I'm also bummed because, one, I didn't pace myself in this NaNoWriMo thing, and two, I haven't been keeping up on my Japanese studies. I could have pulled them both off, finishing my short novel by November 30th, and being prepared for the JLPT on December 5th. At this rate, however, they've created a conflict of interest, and I have to let one go. Since I'd be a complete fool to stop studying Japanese at a time when my ability to learn it is at its highest, it's gonna have to be NaNo.
I suck.
And at the same time, I'm relieved.
Learning Japanese by absorption is next to impossible, since almost everyone I meet is so interested in (learning English from) me. Even just last night, I went to a Japanese conversation class in Yokota; I only recently found out about it, and it's held on the second and fourth Fridays of each month, so this was the first class I could attend. The price is right, too: 500 yen per month, which ends up being 4 hours of lesson. There were several people there, all of them Japanese except for Pannee, the CIR in Yokota, who speaks nearly fluent Japanese. One woman I'd met before, Chieko, speaks English fairly well, so I guess she was designated my teacher for the evening. (Everyone else sat around chatting away the rest of the evening.) She asked if I'd brought a textbook with me. I hadn't; I didn't know I was supposed to. So we found a children's book (the class is held in a sort of daycare room in the Community Building), and I started to read. It was mostly hiragana, so I could sound it out, but I didn't know what most of the words meant. Except mukashi, which means long ago. Just like English stories often start with, "Once upon a time," Japanese stories often begin with, "Mukashi, mukashi."
But even a hiragana children's book plus a dictionary doesn't make for a good learning experience.
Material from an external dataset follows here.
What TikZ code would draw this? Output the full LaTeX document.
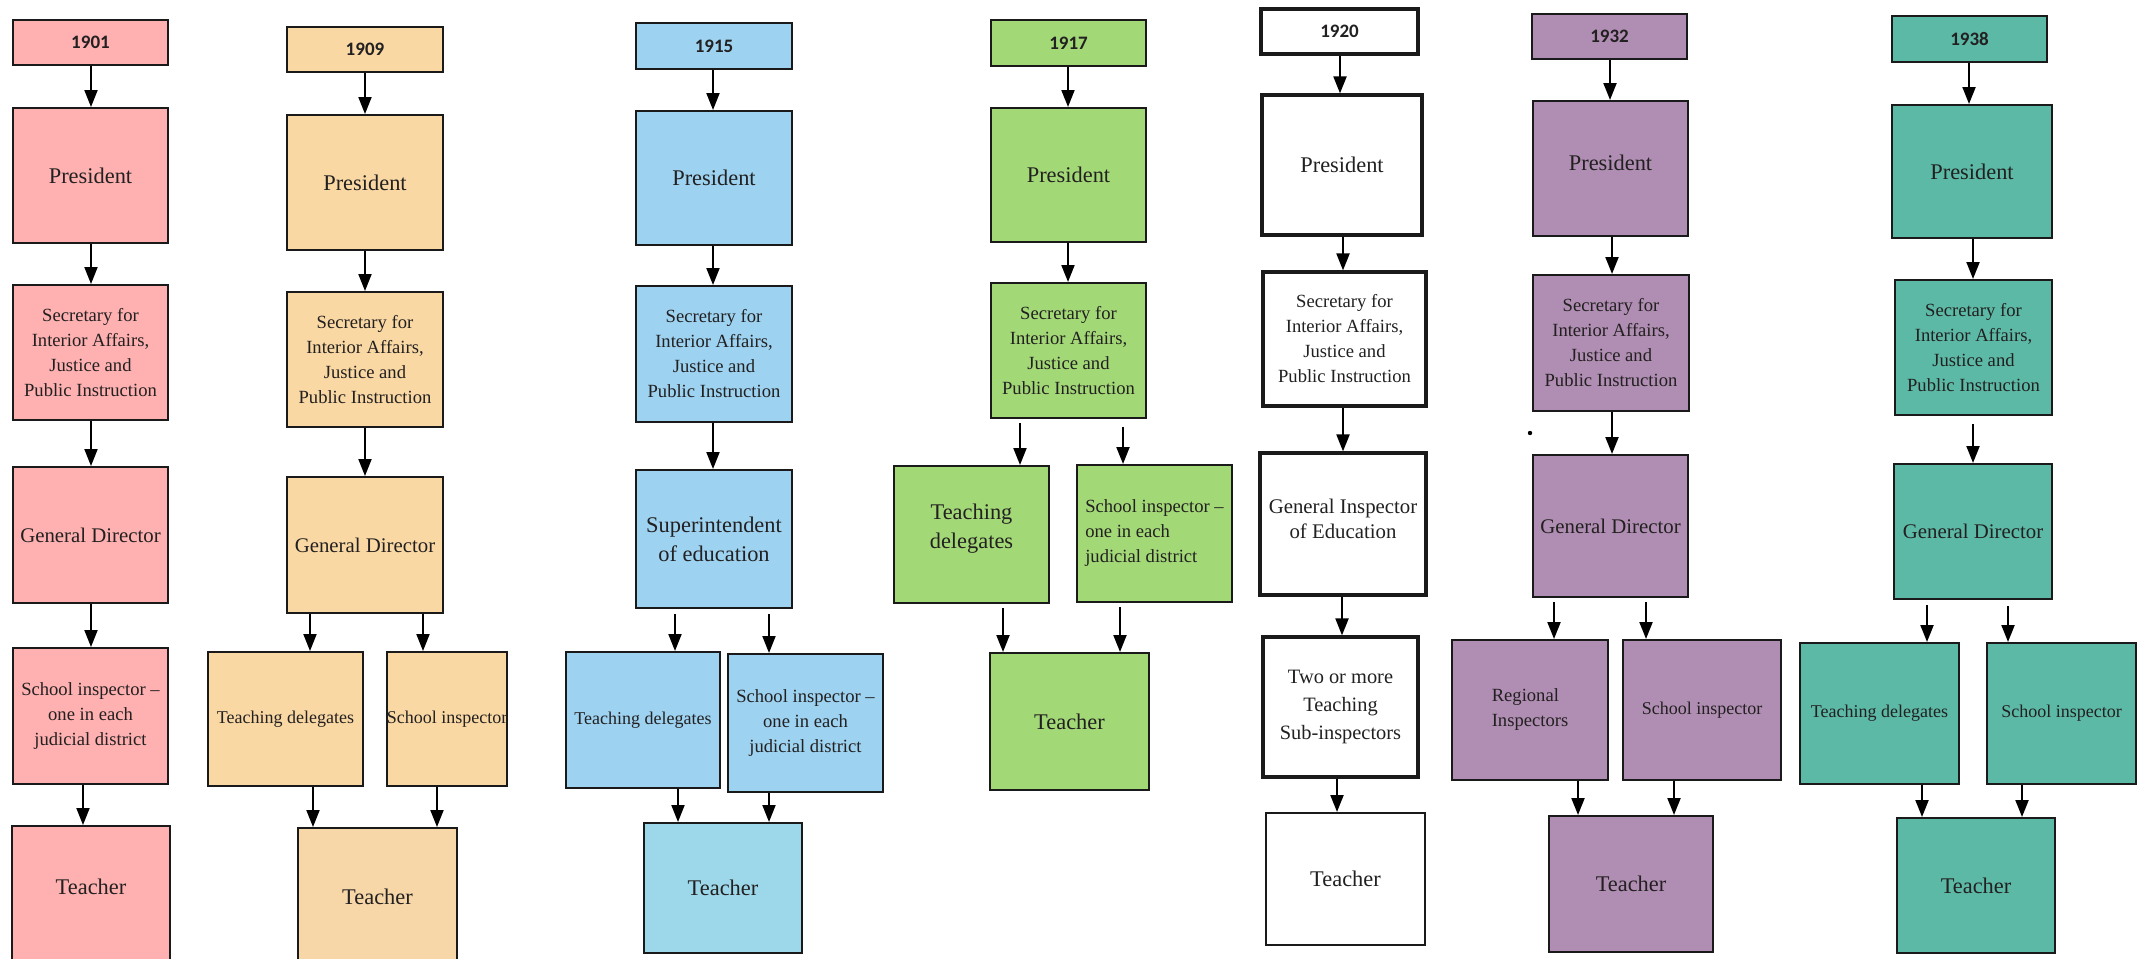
\documentclass[tikz,border=0pt]{standalone}
\usepackage{fontspec}
\setmainfont{Liberation Serif}
\newfontfamily\serf{Liberation Serif}
\newfontfamily\yearfont{Carlito}
\usetikzlibrary{arrows.meta}
\definecolor{cpink}{HTML}{FFB0B0}
\definecolor{cpeach}{HTML}{FAD8A4}
\definecolor{cpeachb}{HTML}{F7D6A8}
\definecolor{cblue}{HTML}{9DD2F1}
\definecolor{cblueb}{HTML}{9DD8EA}
\definecolor{cgreen}{HTML}{A3D877}
\definecolor{cpurple}{HTML}{B08DB2}
\definecolor{cteal}{HTML}{5CB9A6}
\definecolor{txt}{HTML}{222020}
\definecolor{edge}{HTML}{1A1A1A}
\newcommand\bx[7]{\node[box,#1,minimum width={(#5-#3)*0.5pt},minimum height={(#6-#4)*0.5pt}] (#2) at ({(#3+#5)/2},{(#4+#6)/2}) {#7};}
\newcommand\arw[4][]{\draw[arr,#1] (#2.south -| #4,0) -- (#3.north -| #4,0);}
\newcommand\lift[2]{\raisebox{#1}[\height][\depth]{#2}}
\tikzset{
  box/.style={draw=edge, line width=1pt, inner sep=0pt, align=center, text=txt},
  yr/.style={font=\yearfont\bfseries\fontsize{9.5}{11}\selectfont},
  big/.style={font=\serf\fontsize{11.2}{14.5}\selectfont},
  sec/.style={font=\serf\fontsize{9.3}{12.5}\selectfont},
  gdf/.style={font=\serf\fontsize{10.4}{12.5}\selectfont},
  sml/.style={font=\serf\fontsize{9}{12.5}\selectfont},
  thick20/.style={line width=1.6pt},
  arr/.style={draw=black, line width=1pt, -{Triangle[width=6.5pt,length=8.5pt]}},
}
\begin{document}
\begin{tikzpicture}[x=0.5pt,y=-0.5pt]
\useasboundingbox[fill=white] (0,0) rectangle (2140,958);
% ---------- 1901 ----------
\bx{fill=cpink,yr}{y01}{13}{20}{168}{65}{1901}
\bx{fill=cpink,big}{p01}{13}{108}{168}{243}{President}
\bx{fill=cpink,sec}{s01}{13}{285}{168}{420}{Secretary for\\Interior Affairs,\\Justice and\\Public Instruction}
\bx{fill=cpink,gdf}{g01}{13}{467}{168}{603}{General Director}
\bx{fill=cpink,sec}{i01}{13}{648}{168}{784}{School inspector –\\one in each\\judicial district}
\bx{fill=cpink,big}{t01}{12}{826}{170}{966}{\lift{4.5pt}{Teacher}}
\arw{y01}{p01}{91}
\arw{p01}{s01}{91}
\arw{s01}{g01}{91}
\arw{g01}{i01}{91}
\arw{i01}{t01}{83}
% ---------- 1909 ----------
\bx{fill=cpeach,yr}{y09}{287}{27}{443}{72}{1909}
\bx{fill=cpeach,big}{p09}{287}{115}{443}{250}{President}
\bx{fill=cpeach,sec}{s09}{287}{292}{443}{427}{Secretary for\\Interior Affairs,\\Justice and\\Public Instruction}
\bx{fill=cpeach,gdf}{g09}{287}{477}{443}{613}{General Director}
\bx{fill=cpeach,sml}{d09}{208}{652}{363}{786}{Teaching delegates}
\bx{fill=cpeach,sml}{i09}{389}{652}{505}{786}{School inspector}
\bx{fill=cpeachb,big}{t09}{298}{828}{457}{966}{Teacher}
\arw{y09}{p09}{365}
\arw{p09}{s09}{365}
\arw{s09}{g09}{365}
\arw{g09}{d09}{310}
\arw{g09}{i09}{423}
\arw{d09}{t09}{313}
\arw{i09}{t09}{437}
% ---------- 1915 ----------
\bx{fill=cblue,yr}{y15}{636}{23}{792}{69}{1915}
\bx{fill=cblue,big}{p15}{636}{111}{792}{245}{President}
\bx{fill=cblue,sec}{s15}{636}{286}{792}{422}{Secretary for\\Interior Affairs,\\Justice and\\Public Instruction}
\bx{fill=cblue,big}{g15}{636}{470}{792}{608}{Superintendent\\of education}
\bx{fill=cblue,sml}{d15}{566}{652}{720}{788}{Teaching delegates}
\bx{fill=cblue,sec}{i15}{728}{654}{883}{792}{School inspector –\\one in each\\judicial district}
\bx{fill=cblueb,big}{t15}{644}{823}{802}{953}{Teacher}
\arw{y15}{p15}{713}
\arw{p15}{s15}{713}
\arw{s15}{g15}{713}
\arw[shorten <=2.5pt]{g15}{d15}{675}
\arw[shorten <=2.5pt]{g15}{i15}{769}
\arw{d15}{t15}{678}
\arw{i15}{t15}{769}
% ---------- 1917 ----------
\bx{fill=cgreen,yr}{y17}{991}{20}{1146}{66}{1917}
\bx{fill=cgreen,big}{p17}{991}{108}{1146}{242}{President}
\bx{fill=cgreen,sec}{s17}{991}{283}{1146}{418}{Secretary for\\Interior Affairs,\\Justice and\\Public Instruction}
\bx{fill=cgreen,big}{d17}{894}{466}{1049}{603}{\lift{3pt}{Teaching}\\\lift{3pt}{delegates}}
\bx{fill=cgreen,sec,align=left}{i17}{1077}{465}{1232}{602}{School inspector –\\one in each\\judicial district}
\bx{fill=cgreen,big}{t17}{990}{653}{1149}{790}{Teacher}
\arw{y17}{p17}{1068}
\arw{p17}{s17}{1068}
\arw[shorten <=2pt]{s17}{d17}{1020}
\arw[shorten <=4pt]{s17}{i17}{1123}
\arw[shorten <=2pt]{d17}{t17}{1003}
\arw[shorten <=2pt]{i17}{t17}{1120}
% ---------- 1920 ----------
\bx{thick20,fill=white,yr}{y20}{1261}{9}{1418}{54}{1920}
\bx{thick20,fill=white,big}{p20}{1262}{95}{1422}{235}{President}
\bx{thick20,fill=white,sec}{s20}{1263}{272}{1426}{406}{Secretary for\\Interior Affairs,\\Justice and\\Public Instruction}
\bx{thick20,fill=white,gdf}{g20}{1260}{453}{1426}{595}{\lift{2.5pt}{General Inspector}\\\lift{2.5pt}{of Education}}
\bx{thick20,fill=white,font=\serf\fontsize{10.2}{13.8}\selectfont}{w20}{1263}{637}{1418}{777}{Two or more\\Teaching\\Sub-inspectors}
\bx{fill=white,big}{t20}{1266}{813}{1425}{945}{Teacher}
\arw{y20}{p20}{1340}
\arw{p20}{s20}{1343}
\arw{s20}{g20}{1343}
\arw{g20}{w20}{1342}
\arw{w20}{t20}{1337}
% ---------- 1932 ----------
\bx{fill=cpurple,yr}{y32}{1532}{14}{1687}{59}{1932}
\bx{fill=cpurple,big}{p32}{1533}{101}{1688}{236}{\lift{3pt}{President}}
\bx{fill=cpurple,sec}{s32}{1533}{275}{1689}{411}{Secretary for\\Interior Affairs,\\Justice and\\Public Instruction}
\bx{fill=cpurple,gdf}{g32}{1533}{455}{1688}{597}{General Director}
\bx{fill=cpurple,sec,align=left}{r32}{1452}{640}{1608}{780}{Regional\\Inspectors}
\bx{fill=cpurple,sml}{i32}{1623}{640}{1781}{780}{School inspector}
\bx{fill=cpurple,big}{t32}{1549}{816}{1713}{952}{Teacher}
\arw{y32}{p32}{1610}
\arw{p32}{s32}{1612}
\arw{s32}{g32}{1612}
\arw[shorten <=2pt]{g32}{r32}{1554}
\arw[shorten <=2pt]{g32}{i32}{1646}
\arw{r32}{t32}{1578}
\arw{i32}{t32}{1674}
\fill (1530,433) circle (2.2);
% ---------- 1938 ----------
\bx{fill=cteal,yr}{y38}{1892}{16}{2047}{62}{1938}
\bx{fill=cteal,big}{p38}{1892}{105}{2052}{238}{President}
\bx{fill=cteal,sec}{s38}{1895}{280}{2052}{415}{Secretary for\\Interior Affairs,\\Justice and\\Public Instruction}
\bx{fill=cteal,gdf}{g38}{1894}{464}{2052}{599}{General Director}
\bx{fill=cteal,sml}{d38}{1800}{643}{1959}{784}{Teaching delegates}
\bx{fill=cteal,sml}{i38}{1987}{643}{2136}{784}{School inspector}
\bx{fill=cteal,big}{t38}{1897}{818}{2055}{953}{Teacher}
\arw{y38}{p38}{1969}
\arw{p38}{s38}{1973}
\arw[shorten <=4pt]{s38}{g38}{1973}
\arw[shorten <=2.5pt]{g38}{d38}{1927}
\arw[shorten <=3pt]{g38}{i38}{2008}
\arw{d38}{t38}{1922}
\arw{i38}{t38}{2022}
\end{tikzpicture}
\end{document}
The Japanese have this terribly medieval practice of squishing their words together so that it appears to be one long word. And very different words may be spelled with the same hiragana (though they usually have different kanji), so looking one word up in my dictionary produces as many as eight distinct and very different definitions. And the two issues combined? If the "word" is ABCDEF, I don't know if it's ABC DEF, AB CDE F, A BCD EF, or whatever, and then most of those smaller bits have at least two different definitions.... Frustration.
At the end of the lesson, I told Chieko that I would be coming to the next one, in two weeks, and that I'd bring a textbook. She seemed pleased to hear that. "I hope you will teach me some English, too, next time."
Now... crap... how do I tell her, without insulting her or making her feel foolish, that if I'm paying money to learn Japanese, I really want to spend all of that time learning Japanese? It's easy enough to give her the English translation for a few words here and there, but that has a tendency to quickly degrade into a full-blown English lesson.
I'm beginning to feel deeply frustrated with my inability to understand what people around me are saying, with having to rely on someone else to translate the smallest things for me. Let this be the motivation I need to study my butt off.
Woo! I'm complaining about Japan and all things Japanese! It must be culture shock!
On the bright side, this new fabric softener I bought smells nice.